The result does not change the fact of drug use.

Rather, the war on drugs compounds the problem by creating the potential 
for huge profits for those with criminal inclinations. This is done by 
infusing our law enforcement system with almost limitless opportunities for 
corruption and by incarcerating hundreds of thousands of American citizens 
who have committed no act of harm to others and whose lives and whose 
families' lives have been shattered as a result.
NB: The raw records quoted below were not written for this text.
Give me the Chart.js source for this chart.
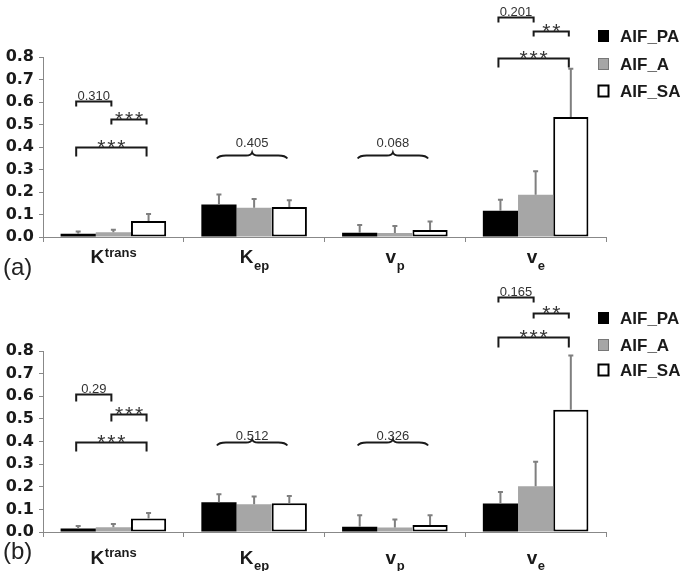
<!DOCTYPE html>
<html>
<head>
<meta charset="utf-8">
<script src="https://cdn.jsdelivr.net/npm/chart.js@4"></script>
<style>
  body { margin: 0; background: #fff; }
  canvas { display: block; }
</style>
</head>
<body>
<canvas id="chartA" width="685" height="286"></canvas>
<canvas id="chartB" width="685" height="285"></canvas>
<script>
// categories and series
const categories = ['Ktrans', 'Kep', 'vp', 've'];
const catMain = ['K', 'K', 'v', 'v'];
const catScript = ['trans', 'ep', 'p', 'e'];
const catSuper = [true, false, false, false];
const seriesNames = ['AIF_PA', 'AIF_A', 'AIF_SA'];
const seriesColors = ['#000000', '#a6a6a6', '#ffffff'];

// panel (a) means and SD
const meanPA_a = [0.015, 0.145, 0.019, 0.117];
const meanA_a  = [0.021, 0.130, 0.018, 0.188];
const meanSA_a = [0.071, 0.133, 0.031, 0.533];
const sdPA_a = [0.010, 0.044, 0.034, 0.049];
const sdA_a  = [0.011, 0.039, 0.031, 0.104];
const sdSA_a = [0.031, 0.030, 0.038, 0.215];

// panel (b) means and SD
const meanPA_b = [0.016, 0.131, 0.023, 0.126];
const meanA_b  = [0.021, 0.123, 0.020, 0.202];
const meanSA_b = [0.060, 0.127, 0.031, 0.540];
const sdPA_b = [0.011, 0.036, 0.051, 0.051];
const sdA_b  = [0.014, 0.034, 0.035, 0.108];
const sdSA_b = [0.024, 0.032, 0.043, 0.240];

// significance marks: category, series from/to, level (axis units), label
const notesA = [
  { cat: 0, from: 0, to: 1, y: 0.603, drop: 5, text: '0.310' },
  { cat: 0, from: 1, to: 2, y: 0.526, drop: 5, text: '***' },
  { cat: 0, from: 0, to: 2, y: 0.398, drop: 9, text: '***' },
  { cat: 1, from: 0, to: 2, y: 0.366, brace: true, text: '0.405' },
  { cat: 2, from: 0, to: 2, y: 0.366, brace: true, text: '0.068' },
  { cat: 3, from: 0, to: 1, y: 0.980, drop: 5, text: '0.201' },
  { cat: 3, from: 1, to: 2, y: 0.914, drop: 5, text: '**' },
  { cat: 3, from: 0, to: 2, y: 0.796, drop: 9, text: '***' }
];
const notesB = [
  { cat: 0, from: 0, to: 1, y: 0.612, drop: 7, text: '0.29' },
  { cat: 0, from: 1, to: 2, y: 0.520, drop: 7, text: '***' },
  { cat: 0, from: 0, to: 2, y: 0.400, drop: 9, text: '***' },
  { cat: 1, from: 0, to: 2, y: 0.398, brace: true, text: '0.512' },
  { cat: 2, from: 0, to: 2, y: 0.398, brace: true, text: '0.326' },
  { cat: 3, from: 0, to: 1, y: 1.040, drop: 5, text: '0.165' },
  { cat: 3, from: 1, to: 2, y: 0.966, drop: 5, text: '**' },
  { cat: 3, from: 0, to: 2, y: 0.863, drop: 10, text: '***' }
];

const panels = {
  chartA: { top: 57, xh: 49, label: '(a)', labelBase: 274.5, legendY: [36, 64, 91], catBase: 26, braceGap: 8.5,
            means: [meanPA_a, meanA_a, meanSA_a], sds: [sdPA_a, sdA_a, sdSA_a], notes: notesA },
  chartB: { top: 65, xh: 39, label: '(b)', labelBase: 273, legendY: [32, 59, 84], catBase: 31.6, braceGap: 2.5,
            means: [meanPA_b, meanA_b, meanSA_b], sds: [sdPA_b, sdA_b, sdSA_b], notes: notesB }
};

function drawBrace(ctx, x1, x2, y) {
  const xm = (x1 + x2) / 2;
  ctx.beginPath();
  ctx.moveTo(x1, y + 3);
  ctx.quadraticCurveTo(x1 + 2, y, x1 + 9, y);
  ctx.lineTo(xm - 6, y);
  ctx.quadraticCurveTo(xm - 1, y, xm, y - 3);
  ctx.quadraticCurveTo(xm + 1, y, xm + 6, y);
  ctx.lineTo(x2 - 9, y);
  ctx.quadraticCurveTo(x2 - 2, y, x2, y + 3);
  ctx.stroke();
}

const decor = {
  id: 'decor',
  afterDatasetsDraw(chart) {
    const p = panels[chart.canvas.id];
    const ctx = chart.ctx;
    const ys = chart.scales.y;
    ctx.save();

    // error bars (upper only)
    ctx.strokeStyle = '#7f7f7f';
    ctx.lineWidth = 2;
    p.means.forEach((m, s) => {
      chart.getDatasetMeta(s).data.forEach((bar, i) => {
        const yTop = ys.getPixelForValue(m[i] + p.sds[s][i]);
        ctx.beginPath();
        ctx.moveTo(bar.x, bar.y);
        ctx.lineTo(bar.x, yTop);
        ctx.moveTo(bar.x - 2.5, yTop);
        ctx.lineTo(bar.x + 2.5, yTop);
        ctx.stroke();
      });
    });

    // brackets and braces
    ctx.strokeStyle = '#1a1a1a';
    ctx.lineWidth = 2;
    ctx.textAlign = 'center';
    ctx.textBaseline = 'alphabetic';
    p.notes.forEach(n => {
      const x1 = chart.getDatasetMeta(n.from).data[n.cat].x - 2;
      const x2 = chart.getDatasetMeta(n.to).data[n.cat].x - 2;
      const y = Math.round(ys.getPixelForValue(n.y)) + 0.5;
      const xm = (x1 + x2) / 2;
      if (n.brace) {
        drawBrace(ctx, x1, x2, y);
        ctx.fillStyle = '#333';
        ctx.font = '13px "Liberation Sans"';
        ctx.fillText(n.text, xm, y - p.braceGap);
        return;
      }
      ctx.beginPath();
      ctx.moveTo(x1, y + n.drop);
      ctx.lineTo(x1, y);
      ctx.lineTo(x2, y);
      ctx.lineTo(x2, y + n.drop);
      ctx.stroke();
      if (n.text[0] === '*') {
        ctx.fillStyle = '#333';
        ctx.font = '21px "Liberation Sans"';
        const k = n.text.length;
        for (let j = 0; j < k; j++) {
          ctx.fillText('*', xm + (j - (k - 1) / 2) * 10, y + 6);
        }
      } else {
        ctx.fillStyle = '#333';
        ctx.font = '13px "Liberation Sans"';
        ctx.fillText(n.text, xm, y - 2);
      }
    });
    ctx.restore();
  },
  afterDraw(chart) {
    const p = panels[chart.canvas.id];
    const ctx = chart.ctx;
    const xs = chart.scales.x;
    const base = chart.chartArea.bottom + p.catBase;
    ctx.save();
    ctx.fillStyle = '#1a1a1a';
    ctx.textBaseline = 'alphabetic';
    ctx.textAlign = 'left';

    // category labels with sub/superscripts
    categories.forEach((c, i) => {
      const cx = xs.getPixelForValue(i);
      ctx.font = 'bold 19px "Liberation Sans"';
      const w1 = ctx.measureText(catMain[i]).width;
      ctx.font = 'bold 13px "Liberation Sans"';
      const w2 = ctx.measureText(catScript[i]).width;
      const x0 = cx - (w1 + w2) / 2;
      ctx.font = 'bold 19px "Liberation Sans"';
      ctx.fillText(catMain[i], x0, base);
      ctx.font = 'bold 13px "Liberation Sans"';
      ctx.fillText(catScript[i], x0 + w1 + 0.5, catSuper[i] ? base - 6.5 : base + 6.5);
    });

    // panel letter
    ctx.fillStyle = '#222';
    ctx.font = '24px "Liberation Sans"';
    ctx.fillText(p.label, 3, p.labelBase);

    // legend
    seriesNames.forEach((name, s) => {
      const yc = p.legendY[s];
      ctx.fillStyle = seriesColors[s];
      ctx.fillRect(598, yc - 6, 11, 12);
      ctx.lineWidth = s === 2 ? 2 : 1;
      ctx.strokeStyle = s === 1 ? '#777' : '#000';
      ctx.strokeRect(598.5, yc - 5.5, 10, 11);
      ctx.fillStyle = '#1a1a1a';
      ctx.font = 'bold 17px "Liberation Sans"';
      ctx.textBaseline = 'middle';
      ctx.fillText(name, 620, yc + 1);
      ctx.textBaseline = 'alphabetic';
    });
    ctx.restore();
  }
};

function makeChart(id) {
  const p = panels[id];
  return new Chart(document.getElementById(id), {
    type: 'bar',
    data: {
      labels: categories,
      datasets: seriesNames.map((name, s) => ({
        label: name,
        data: p.means[s],
        backgroundColor: seriesColors[s],
        borderColor: '#000',
        borderWidth: s === 2 ? 2 : 0,
        borderSkipped: false,
        categoryPercentage: 0.75,
        barPercentage: 1.0
      }))
    },
    options: {
      responsive: false,
      animation: false,
      devicePixelRatio: 1,
      layout: { padding: { top: p.top, right: 79, bottom: 0, left: 0 } },
      plugins: { legend: { display: false }, tooltip: { enabled: false } },
      scales: {
        x: {
          afterFit: s => { s.height = p.xh; },
          ticks: { display: false },
          grid: { offset: true, drawOnChartArea: false, drawTicks: true, tickLength: 5, color: '#888' },
          border: { color: '#888', width: 1 }
        },
        y: {
          min: 0,
          max: 0.8,
          afterFit: s => { s.width = 43; },
          ticks: {
            stepSize: 0.1,
            padding: 5,
            color: '#1a1a1a',
            font: { family: 'DejaVu Sans', weight: 'bold', size: 16 },
            callback: v => v.toFixed(1)
          },
          grid: { drawOnChartArea: false, drawTicks: true, tickLength: 4, color: '#888' },
          border: { color: '#888', width: 1 }
        }
      }
    },
    plugins: [decor]
  });
}

makeChart('chartA');
makeChart('chartB');
</script>
</body>
</html>
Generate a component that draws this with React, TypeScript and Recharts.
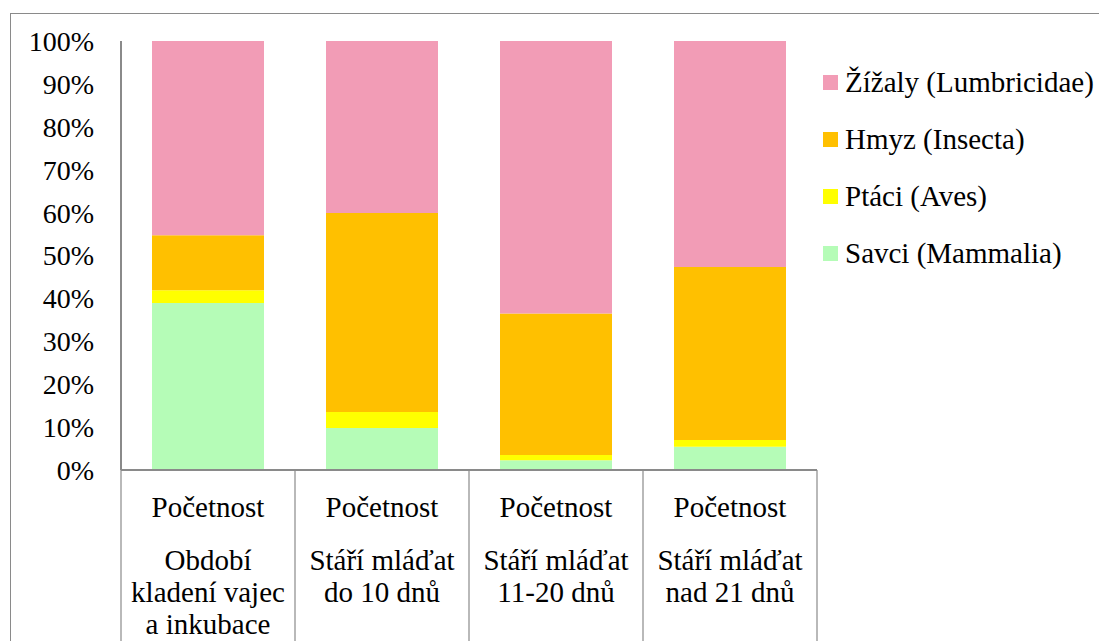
import { BarChart, Bar, XAxis, YAxis } from 'recharts'

const CATEGORIES = [
  ['Období', 'kladení vajec', 'a inkubace'],
  ['Stáří mláďat', 'do 10 dnů'],
  ['Stáří mláďat', '11-20 dnů'],
  ['Stáří mláďat', 'nad 21 dnů'],
]
const GROUP_LABEL = 'Početnost'

// shares in %, bottom of the stack first
const SAVCI = [38.9, 9.8, 2.3, 5.4]
const PTACI = [3.0, 3.7, 1.2, 1.6]
const HMYZ = [12.8, 46.4, 33.0, 40.3]
const ZIZALY = [45.3, 40.1, 63.5, 52.7]

const Y_TICKS = [0, 10, 20, 30, 40, 50, 60, 70, 80, 90, 100]

const SERIES = [
  { key: 'savci', name: 'Savci (Mammalia)', color: '#B5FCB7', values: SAVCI },
  { key: 'ptaci', name: 'Ptáci (Aves)', color: '#FFFF00', values: PTACI },
  { key: 'hmyz', name: 'Hmyz (Insecta)', color: '#FFC000', values: HMYZ },
  { key: 'zizaly', name: 'Žížaly (Lumbricidae)', color: '#F29CB6', values: ZIZALY },
]

const data = CATEGORIES.map((lines, i) => {
  const row: Record<string, any> = { id: String(i), lines }
  SERIES.forEach((s) => (row[s.key] = s.values[i]))
  return row
})

const FONT = "'Liberation Serif', 'Times New Roman', serif"
const AXIS = '#8a8a8a'
const W = 1099
const H = 641
const PLOT_LEFT = 121
const PLOT_RIGHT = 817
const BAND = (PLOT_RIGHT - PLOT_LEFT) / CATEGORIES.length

function CategoryTick(props: any) {
  const { x, y, index, visibleTicksCount } = props
  const lines: string[] = CATEGORIES[index] || []
  const last = index === visibleTicksCount - 1
  return (
    <g style={{ fontFamily: FONT }}>
      <line x1={x - BAND / 2} x2={x - BAND / 2} y1={y} y2={H} stroke={AXIS} strokeWidth={1.2} />
      {last && <line x1={x + BAND / 2} x2={x + BAND / 2} y1={y} y2={H} stroke={AXIS} strokeWidth={1.2} />}
      <text x={x} y={y + 37} textAnchor="middle" dominantBaseline="central" fontSize={29} fill="#000">
        {GROUP_LABEL}
      </text>
      {lines.map((t, i) => (
        <text key={i} x={x} y={y + 90 + i * 32} textAnchor="middle" dominantBaseline="central" fontSize={29} fill="#000">
          {t}
        </text>
      ))}
    </g>
  )
}

function LegendList() {
  const items = [...SERIES].reverse()
  return (
    <div style={{ position: 'absolute', left: 823, top: 54, fontFamily: FONT, fontSize: 29, color: '#000' }}>
      {items.map((s) => (
        <div key={s.key} style={{ display: 'flex', alignItems: 'center', height: 57, whiteSpace: 'nowrap' }}>
          <span style={{ width: 15, height: 15, background: s.color, marginRight: 7, flex: 'none' }} />
          <span>{s.name}</span>
        </div>
      ))}
    </div>
  )
}

export default function App() {
  return (
    <div style={{ position: 'absolute', left: 0, top: 0, width: W, height: H, overflow: 'hidden', background: '#fff', fontFamily: FONT }}>
      <div
        style={{
          position: 'absolute',
          left: 10,
          top: 13,
          width: W + 20,
          height: H + 20,
          borderTop: `1.5px solid ${AXIS}`,
          borderLeft: `1.5px solid ${AXIS}`,
        }}
      />
      <div style={{ position: 'absolute', left: 0, top: 0 }}>
        <BarChart width={W} height={H} data={data} margin={{ top: 41, right: W - PLOT_RIGHT, bottom: 0, left: 0 }}>
          <XAxis
            dataKey="id"
            height={H - 470}
            tickLine={false}
            tickSize={0}
            tickMargin={0}
            axisLine={{ stroke: AXIS, strokeWidth: 2 }}
            tick={<CategoryTick />}
            interval={0}
          />
          <YAxis
            width={PLOT_LEFT}
            domain={[0, 100]}
            ticks={Y_TICKS}
            tickFormatter={(v) => `${v}%`}
            tickLine={false}
            tickSize={0}
            tickMargin={27}
            axisLine={{ stroke: AXIS, strokeWidth: 2 }}
            tick={{ fontFamily: FONT, fontSize: 28, fill: '#000' }}
            interval={0}
          />
          {SERIES.map((s) => (
            <Bar key={s.key} dataKey={s.key} name={s.name} stackId="a" fill={s.color} barSize={112} isAnimationActive={false} />
          ))}
        </BarChart>
      </div>
      <LegendList />
    </div>
  )
}
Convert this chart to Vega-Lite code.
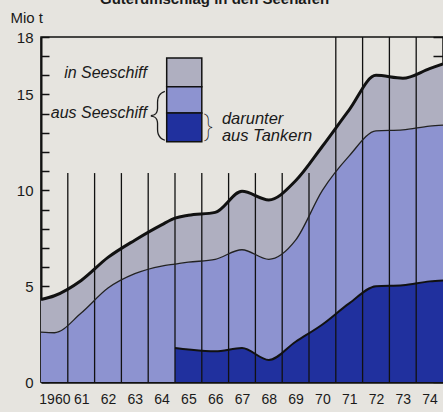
{
  "$schema": "https://vega.github.io/schema/vega-lite/v6.json",
  "width": 402,
  "height": 345,
  "autosize": {"type": "none"},
  "padding": {"left": 41, "top": 37, "right": 0, "bottom": 30},
  "background": "#e6e4df",
  "config": {
    "view": {"stroke": "#111111", "strokeWidth": 1.5},
    "font": "Liberation Sans",
    "axis": {"labelOverlap": false, "labelSeparation": 0},
    "axisX": {"tickCount": 15}
  },
  "datasets": {
    "series": [
      {"jahr": 1959.5, "gesamt": 4.3, "aus": 2.6, "tanker": null},
      {"jahr": 1960, "gesamt": 4.5, "aus": 2.57, "tanker": null},
      {"jahr": 1961, "gesamt": 5.3, "aus": 3.6, "tanker": null},
      {"jahr": 1962, "gesamt": 6.5, "aus": 4.9, "tanker": null},
      {"jahr": 1963, "gesamt": 7.4, "aus": 5.65, "tanker": null},
      {"jahr": 1964, "gesamt": 8.2, "aus": 6.05, "tanker": null},
      {"jahr": 1964.5, "gesamt": 8.55, "aus": 6.15, "tanker": 1.78},
      {"jahr": 1965, "gesamt": 8.7, "aus": 6.25, "tanker": 1.7},
      {"jahr": 1966, "gesamt": 8.85, "aus": 6.4, "tanker": 1.6},
      {"jahr": 1967, "gesamt": 9.95, "aus": 6.9, "tanker": 1.77},
      {"jahr": 1968, "gesamt": 9.5, "aus": 6.4, "tanker": 1.15},
      {"jahr": 1969, "gesamt": 10.5, "aus": 7.4, "tanker": 2.1},
      {"jahr": 1970, "gesamt": 12.3, "aus": 10.0, "tanker": 3.0},
      {"jahr": 1971, "gesamt": 14.2, "aus": 11.8, "tanker": 4.1},
      {"jahr": 1972, "gesamt": 16.0, "aus": 13.1, "tanker": 5.0},
      {"jahr": 1973, "gesamt": 15.85, "aus": 13.15, "tanker": 5.05},
      {"jahr": 1974, "gesamt": 16.35, "aus": 13.35, "tanker": 5.25},
      {"jahr": 1974.5, "gesamt": 16.6, "aus": 13.4, "tanker": 5.3}
    ],
    "gitter": [
      {"grenze": 1960.5, "oben": 10.9},
      {"grenze": 1961.5, "oben": 10.9},
      {"grenze": 1962.5, "oben": 10.9},
      {"grenze": 1963.5, "oben": 10.9},
      {"grenze": 1964.5, "oben": 10.9},
      {"grenze": 1965.5, "oben": 10.9},
      {"grenze": 1966.5, "oben": 10.9},
      {"grenze": 1967.5, "oben": 10.9},
      {"grenze": 1968.5, "oben": 10.9},
      {"grenze": 1969.5, "oben": 10.9},
      {"grenze": 1970.5, "oben": 18},
      {"grenze": 1971.5, "oben": 18},
      {"grenze": 1972.5, "oben": 18},
      {"grenze": 1973.5, "oben": 18}
    ],
    "legende": [
      {"x1": 1964.19, "x2": 1965.5, "y1": 15.4, "y2": 16.9, "art": "in Seeschiff"},
      {"x1": 1964.19, "x2": 1965.5, "y1": 14.03, "y2": 15.4, "art": "aus Seeschiff"},
      {"x1": 1964.19, "x2": 1965.5, "y1": 12.54, "y2": 14.03, "art": "aus Tankern"}
    ],
    "ueberschrift": [{"x": 1961.7, "y": 19.72, "t": "Güterumschlag in den Seehäfen"}],
    "texte_rechtsbuendig": [
      {"x": 1963.45, "y": 16.1, "t": "in Seeschiff"},
      {"x": 1963.45, "y": 14.05, "t": "aus Seeschiff"}
    ],
    "texte_links": [
      {"x": 1966.25, "y": 13.72, "t": "darunter"},
      {"x": 1966.25, "y": 12.85, "t": "aus Tankern"}
    ],
    "klammer_gross": [{"x": 1963.83, "y": 13.93, "t": "{"}],
    "klammer_klein": [{"x": 1965.75, "y": 13.3, "t": "}"}]
  },
  "resolve": {"axis": {"y": "independent"}},
  "layer": [
    {
      "data": {"name": "series"},
      "mark": {"type": "area", "interpolate": "monotone", "color": "#8d93d0"},
      "encoding": {
        "x": {
          "field": "jahr", "type": "quantitative",
          "scale": {"domain": [1959.5, 1974.5], "nice": false, "zero": false},
          "axis": {
            "orient": "bottom", "values": [1960, 1961, 1962, 1963, 1964, 1965, 1966, 1967, 1968, 1969, 1970, 1971, 1972, 1973, 1974],
            "tickCount": 15,
            "format": "d",
            "labelExpr": "datum.value == 1960 ? datum.label : substring(datum.label, 2)",
            "ticks": false, "grid": false, "title": null,
            "domainColor": "#111111", "domainWidth": 2.5,
            "labelPadding": 10, "labelFontSize": 14, "labelColor": "#1a1a1a",
            "labelFlush": false, "labelOverlap": false, "labelSeparation": 0
          }
        },
        "y": {
          "field": "aus", "type": "quantitative",
          "scale": {"domain": [0, 18], "nice": false},
          "axis": {
            "orient": "left",
            "values": [0, 1, 2, 3, 4, 5, 6, 7, 8, 9, 10, 11, 12, 13, 14, 15, 16, 17, 18],
            "labelExpr": "(datum.value % 5 == 0 || datum.value == 18) ? datum.label : ''",
            "tickSize": -8, "tickColor": "#111111", "tickWidth": 1.5,
            "domainColor": "#111111", "domainWidth": 2,
            "labelPadding": 16, "labelFontSize": 15, "labelColor": "#1a1a1a",
            "labelOverlap": false, "labelFlush": false, "grid": false,
            "title": "Mio t", "titleAngle": 0, "titleX": -31, "titleY": -20,
            "titleAlign": "left", "titleBaseline": "middle",
            "titleFontSize": 15, "titleFontWeight": "normal", "titleColor": "#1a1a1a"
          }
        },
        "y2": {"datum": 0}
      }
    },
    {
      "data": {"name": "series"},
      "transform": [{"filter": "datum.tanker != null"}],
      "mark": {"type": "area", "interpolate": "monotone", "color": "#20309e"},
      "encoding": {
        "x": {"field": "jahr", "type": "quantitative"},
        "y": {"field": "tanker", "type": "quantitative", "axis": null},
        "y2": {"datum": 0}
      }
    },
    {
      "data": {"name": "series"},
      "mark": {"type": "area", "interpolate": "monotone", "color": "#afafc0"},
      "encoding": {
        "x": {"field": "jahr", "type": "quantitative"},
        "y": {"field": "gesamt", "type": "quantitative", "axis": null},
        "y2": {"field": "aus"}
      }
    },
    {
      "data": {"name": "gitter"},
      "mark": {"type": "rule", "color": "#111111", "strokeWidth": 1.3},
      "encoding": {
        "x": {"field": "grenze", "type": "quantitative"},
        "y": {"field": "oben", "type": "quantitative", "axis": null},
        "y2": {"datum": 0}
      }
    },
    {
      "data": {"name": "series"},
      "transform": [{"filter": "datum.tanker != null"}],
      "mark": {"type": "line", "interpolate": "monotone", "color": "#111111", "strokeWidth": 2},
      "encoding": {
        "x": {"field": "jahr", "type": "quantitative"},
        "y": {"field": "tanker", "type": "quantitative", "axis": null}
      }
    },
    {
      "data": {"name": "series"},
      "mark": {"type": "line", "interpolate": "monotone", "color": "#222222", "strokeWidth": 1.3},
      "encoding": {
        "x": {"field": "jahr", "type": "quantitative"},
        "y": {"field": "aus", "type": "quantitative", "axis": null}
      }
    },
    {
      "data": {"name": "series"},
      "mark": {"type": "line", "interpolate": "monotone", "color": "#111111", "strokeWidth": 3},
      "encoding": {
        "x": {"field": "jahr", "type": "quantitative"},
        "y": {
          "field": "gesamt", "type": "quantitative",
          "axis": {
            "orient": "right",
            "values": [0, 1, 2, 3, 4, 5, 6, 7, 8, 9, 10, 11, 12, 13, 14, 15, 16, 17, 18],
            "labels": false, "domain": false, "grid": false, "title": null,
            "tickSize": -10, "tickColor": "#111111", "tickWidth": 1.5
          }
        }
      }
    },
    {
      "data": {"name": "legende"},
      "mark": {"type": "rect", "stroke": "#111111", "strokeWidth": 1.5},
      "encoding": {
        "x": {"field": "x1", "type": "quantitative"},
        "x2": {"field": "x2"},
        "y": {"field": "y1", "type": "quantitative", "axis": null},
        "y2": {"field": "y2"},
        "color": {
          "field": "art", "type": "nominal", "legend": null,
          "scale": {"domain": ["in Seeschiff", "aus Seeschiff", "aus Tankern"], "range": ["#afafc0", "#8d93d0", "#20309e"]}
        }
      }
    },
    {
      "data": {"name": "ueberschrift"},
      "mark": {"type": "text", "align": "left", "baseline": "alphabetic", "fontSize": 15, "fontWeight": "bold", "color": "#1a1a1a"},
      "encoding": {
        "x": {"field": "x", "type": "quantitative"},
        "y": {"field": "y", "type": "quantitative", "axis": null},
        "text": {"field": "t"}
      }
    },
    {
      "data": {"name": "texte_rechtsbuendig"},
      "mark": {"type": "text", "align": "right", "baseline": "middle", "fontSize": 16, "fontStyle": "italic", "color": "#1a1a1a"},
      "encoding": {
        "x": {"field": "x", "type": "quantitative"},
        "y": {"field": "y", "type": "quantitative", "axis": null},
        "text": {"field": "t"}
      }
    },
    {
      "data": {"name": "texte_links"},
      "mark": {"type": "text", "align": "left", "baseline": "middle", "fontSize": 16.5, "fontStyle": "italic", "color": "#1a1a1a"},
      "encoding": {
        "x": {"field": "x", "type": "quantitative"},
        "y": {"field": "y", "type": "quantitative", "axis": null},
        "text": {"field": "t"}
      }
    },
    {
      "data": {"name": "klammer_gross"},
      "mark": {"type": "text", "align": "center", "baseline": "middle", "fontSize": 50, "font": "Roboto", "fontWeight": 100, "color": "#1a1a1a"},
      "encoding": {
        "x": {"field": "x", "type": "quantitative"},
        "y": {"field": "y", "type": "quantitative", "axis": null},
        "text": {"field": "t"}
      }
    },
    {
      "data": {"name": "klammer_klein"},
      "mark": {"type": "text", "align": "center", "baseline": "middle", "fontSize": 28, "font": "Roboto", "fontWeight": 100, "color": "#1a1a1a"},
      "encoding": {
        "x": {"field": "x", "type": "quantitative"},
        "y": {"field": "y", "type": "quantitative", "axis": null},
        "text": {"field": "t"}
      }
    }
  ]
}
Further, the problem is worsened by corrupting the judicial systems of 
several of our Latin American neighbors to the point of threatening the 
very stability of those governments. Moreover, the drug war undermines the 
civil liberties of every American because phones are more likely to be 
tapped, property is more likely to be seized and people are more likely to 
be searched for substances that pose no immediate threat to anyone.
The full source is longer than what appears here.